Copy each line of the material below that includes the string "React".

** start of DATA EXCERPT **

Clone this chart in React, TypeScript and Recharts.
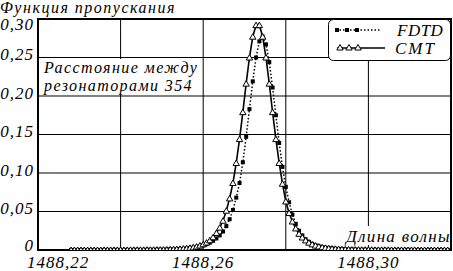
import React from "react";
import {
  LineChart,
  Line,
  XAxis,
  YAxis,
  CartesianGrid,
  Legend,
  ReferenceArea,
} from "recharts";

// wavelength, nm
const wavelength = [
  1488.228, 1488.2288, 1488.2296, 1488.2304, 1488.2312, 1488.232, 1488.2328, 1488.2336, 1488.2344, 1488.2352,
  1488.236, 1488.2368, 1488.2376, 1488.2384, 1488.2392, 1488.24, 1488.2408, 1488.2416, 1488.2424, 1488.2432,
  1488.244, 1488.2448, 1488.2456, 1488.2464, 1488.2472, 1488.248, 1488.2488, 1488.2496, 1488.2504, 1488.2512,
  1488.252, 1488.2528, 1488.2536, 1488.2544, 1488.2552, 1488.256, 1488.2568, 1488.2576, 1488.2584, 1488.2592,
  1488.26, 1488.2608, 1488.2616, 1488.2624, 1488.2632, 1488.264, 1488.2648, 1488.2656, 1488.2664, 1488.2672,
  1488.268, 1488.2688, 1488.2696, 1488.2704, 1488.2712, 1488.272, 1488.2728, 1488.2736, 1488.2744, 1488.2752,
  1488.276, 1488.2768, 1488.2776, 1488.2784, 1488.2792, 1488.28, 1488.2808, 1488.2816, 1488.2824, 1488.2832,
  1488.284, 1488.2848, 1488.2856, 1488.2864, 1488.2872, 1488.288, 1488.2888, 1488.2896, 1488.2904, 1488.2912,
  1488.292, 1488.2928, 1488.2936, 1488.2944, 1488.2952, 1488.296, 1488.2968, 1488.2976, 1488.2984, 1488.2992,
  1488.3, 1488.3008, 1488.3016, 1488.3024, 1488.3032, 1488.304, 1488.3048, 1488.3056, 1488.3064, 1488.3072,
  1488.308, 1488.3088, 1488.3096, 1488.3104, 1488.3112, 1488.312, 1488.3128, 1488.3136, 1488.3144, 1488.3152,
  1488.316, 1488.3168, 1488.3176, 1488.3184, 1488.3192,
];

const fdtd = [
  0, 0, 0, 0, 0, 0, 0, 0, 0, 0,
  0.0001, 0.0001, 0.0001, 0.0001, 0.0001, 0.0001, 0.0001, 0.0001, 0.0001, 0.0002,
  0.0002, 0.0002, 0.0002, 0.0002, 0.0003, 0.0003, 0.0003, 0.0004, 0.0005, 0.0006,
  0.0007, 0.0008, 0.001, 0.0012, 0.0015, 0.0019, 0.0024, 0.003, 0.0038, 0.0048,
  0.006, 0.0075, 0.0095, 0.012, 0.015, 0.019, 0.024, 0.031, 0.04, 0.052,
  0.068, 0.087, 0.114, 0.147, 0.183, 0.219, 0.25, 0.271, 0.277, 0.267,
  0.244, 0.211, 0.175, 0.139, 0.108, 0.082, 0.062, 0.046, 0.034, 0.025,
  0.019, 0.014, 0.0106, 0.008, 0.0061, 0.0047, 0.0036, 0.003, 0.0024, 0.0019,
  0.0016, 0.0013, 0.0011, 0.0009, 0.0007, 0.0006, 0.0005, 0.0004, 0.0003, 0.0003,
  0.0003, 0.0002, 0.0002, 0.0002, 0.0002, 0.0002, 0.0001, 0.0001, 0.0001, 0.0001,
  0.0001, 0.0001, 0.0001, 0.0001, 0.0001, 0, 0, 0, 0, 0,
  0, 0, 0, 0, 0,
];

const cmt = [
  0, 0, 0, 0, 0, 0, 0, 0, 0, 0,
  0.0001, 0.0001, 0.0001, 0.0001, 0.0001, 0.0001, 0.0001, 0.0001, 0.0002, 0.0002,
  0.0002, 0.0002, 0.0002, 0.0003, 0.0003, 0.0003, 0.0004, 0.0005, 0.0005, 0.0006,
  0.0008, 0.001, 0.0012, 0.0015, 0.0018, 0.0022, 0.0028, 0.0035, 0.0045, 0.0058,
  0.0074, 0.0096, 0.0126, 0.0165, 0.022, 0.029, 0.038, 0.051, 0.067, 0.087,
  0.113, 0.144, 0.179, 0.216, 0.25, 0.277, 0.292, 0.292, 0.277, 0.25,
  0.216, 0.179, 0.144, 0.113, 0.086, 0.063, 0.048, 0.037, 0.028, 0.021,
  0.0162, 0.0124, 0.0095, 0.0073, 0.0057, 0.0045, 0.0035, 0.0028, 0.0022, 0.0018,
  0.0015, 0.0012, 0.001, 0.0008, 0.0007, 0.0005, 0.0005, 0.0004, 0.0003, 0.0003,
  0.0003, 0.0003, 0.0002, 0.0002, 0.0002, 0.0002, 0.0002, 0.0001, 0.0001, 0.0001,
  0.0001, 0.0001, 0.0001, 0.0001, 0.0001, 0, 0, 0, 0, 0,
  0, 0, 0, 0, 0,
];

const xTicks = [1488.22, 1488.24, 1488.26, 1488.28, 1488.3, 1488.32];
const xTickText = ["1488,22", "", "1488,26", "", "1488,30", ""];
const yTicks = [0, 0.05, 0.1, 0.15, 0.2, 0.25, 0.3];
const yTickText = ["0", "0,05", "0,10", "0,15", "0,20", "0,25", "0,30"];

const seriesNames = ["FDTD", "CMT"];
const yTitle = "Функция пропускания";
const xTitle = "Длина волны";
const note = ["Расстояние между", "резонаторами 354"];

const serif = { fontFamily: "'Liberation Serif'", fontStyle: "italic" } as const;

const data = wavelength.map((w, i) => ({ w, fdtd: fdtd[i], cmt: cmt[i] }));

function XTick(props: any) {
  const { x, index } = props;
  const label = xTickText[index];
  if (!label) return null;
  return (
    <text
      x={index === 0 ? x + 20 : x}
      y={268}
      textAnchor="middle"
      style={serif}
      fontSize={17}
      letterSpacing={1}
      fill="#000"
    >
      {label}
    </text>
  );
}

function YTick(props: any) {
  const { y, index } = props;
  const dy = index === yTicks.length - 1 ? 5 : index === 0 ? -5 : -3;
  return (
    <text
      x={34}
      y={y + dy}
      textAnchor="end"
      dominantBaseline="central"
      style={serif}
      fontSize={17}
      letterSpacing={1}
      fill="#000"
    >
      {yTickText[index]}
    </text>
  );
}

function triPath(cx: number, cy: number) {
  return `M${cx},${cy - 3} L${cx + 3.2},${cy + 2.5} L${cx - 3.2},${cy + 2.5} Z`;
}

const renderTri = (p: any) => {
  if (p.cx == null || p.cy == null) return <g key={`t${p.index}`} />;
  return (
    <path key={`t${p.index}`} d={triPath(p.cx, p.cy)} fill="#fff" stroke="#000" strokeWidth={1} />
  );
};

const renderSq = (p: any) => {
  if (p.cx == null || p.cy == null) return <g key={`s${p.index}`} />;
  return <rect key={`s${p.index}`} x={p.cx - 2} y={p.cy - 2} width={4} height={4} fill="#000" />;
};

function LegendBox() {
  return (
    <svg width={123} height={42} style={{ display: "block" }}>
      <rect x={0.5} y={0.5} width={122} height={41} rx={5} ry={5} fill="#fff" stroke="#000" strokeWidth={1} />
      <line x1={8} y1={11} x2={52} y2={11} stroke="#000" strokeWidth={1.5} strokeDasharray="1.5 2" />
      <rect x={7} y={9} width={4} height={4} fill="#000" />
      <rect x={17} y={9} width={4} height={4} fill="#000" />
      <rect x={27} y={9} width={4} height={4} fill="#000" />
      <line x1={9} y1={29} x2={57} y2={29} stroke="#000" strokeWidth={1.6} />
      <path d={triPath(12, 28.5)} fill="#fff" stroke="#000" strokeWidth={1} />
      <path d={triPath(21, 28.5)} fill="#fff" stroke="#000" strokeWidth={1} />
      <path d={triPath(30, 28.5)} fill="#fff" stroke="#000" strokeWidth={1} />
      <text x={69} y={17} style={serif} fontSize={17} letterSpacing={0.5} fill="#000">
        {seriesNames[0]}
      </text>
      <text x={67} y={35} style={serif} fontSize={17} letterSpacing={2} fill="#000">
        {seriesNames[1]}
      </text>
    </svg>
  );
}

export default function App() {
  return (
    <div style={{ position: "absolute", left: 0, top: 0, width: 453, height: 271, background: "#fff" }}>
      <LineChart width={453} height={271} data={data} margin={{ top: 19, right: 2, bottom: 0, left: 0 }}>
        <CartesianGrid stroke="#000" strokeWidth={1} />
        <XAxis
          dataKey="w"
          type="number"
          domain={[1488.22, 1488.32]}
          ticks={xTicks}
          interval={0}
          height={21}
          axisLine={false}
          tickLine={false}
          tick={<XTick />}
          allowDataOverflow
        />
        <YAxis
          type="number"
          domain={[0, 0.3]}
          ticks={yTicks}
          interval={0}
          width={38}
          axisLine={false}
          tickLine={false}
          tick={<YTick />}
          allowDataOverflow
        />
        <ReferenceArea x1={1488.22} x2={1488.32} y1={0} y2={0.3} fill="none" stroke="#000" strokeWidth={2} />
        <Line
          dataKey="fdtd"
          name={seriesNames[0]}
          type="linear"
          stroke="#000"
          strokeWidth={1.5}
          strokeDasharray="1.5 2"
          dot={renderSq}
          isAnimationActive={false}
        />
        <Line
          dataKey="cmt"
          name={seriesNames[1]}
          type="linear"
          stroke="#000"
          strokeWidth={1.6}
          dot={renderTri}
          isAnimationActive={false}
        />
        <Legend
          layout="vertical"
          align="center"
          verticalAlign="middle"
          content={() => <LegendBox />}
          wrapperStyle={{ position: "absolute", left: 328, top: 19, width: 123, height: 42 }}
        />
      </LineChart>
      <svg
        width={453}
        height={271}
        style={{ position: "absolute", left: 0, top: 0, pointerEvents: "none" }}
      >
        <text x={0} y={13} style={serif} fontSize={16} letterSpacing={1.5} fill="#000">
          {yTitle}
        </text>
        <rect x={40} y={59} width={161} height={36} fill="#fff" />
        <text x={44} y={72.5} style={serif} fontSize={16} letterSpacing={1.4} fill="#000">
          {note[0]}
        </text>
        <text x={44} y={91} style={serif} fontSize={16} letterSpacing={1.4} fill="#000">
          {note[1]}
        </text>
        <rect x={342} y={226} width={108} height={19} fill="#fff" />
        <text x={346} y={242} style={serif} fontSize={17} letterSpacing={1.3} fill="#000">
          {xTitle}
        </text>
      </svg>
    </div>
  );
}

** end of DATA EXCERPT **

# RESPONSE TO THE EXERCISE:
Clone this chart in React, TypeScript and Recharts.
import React from "react";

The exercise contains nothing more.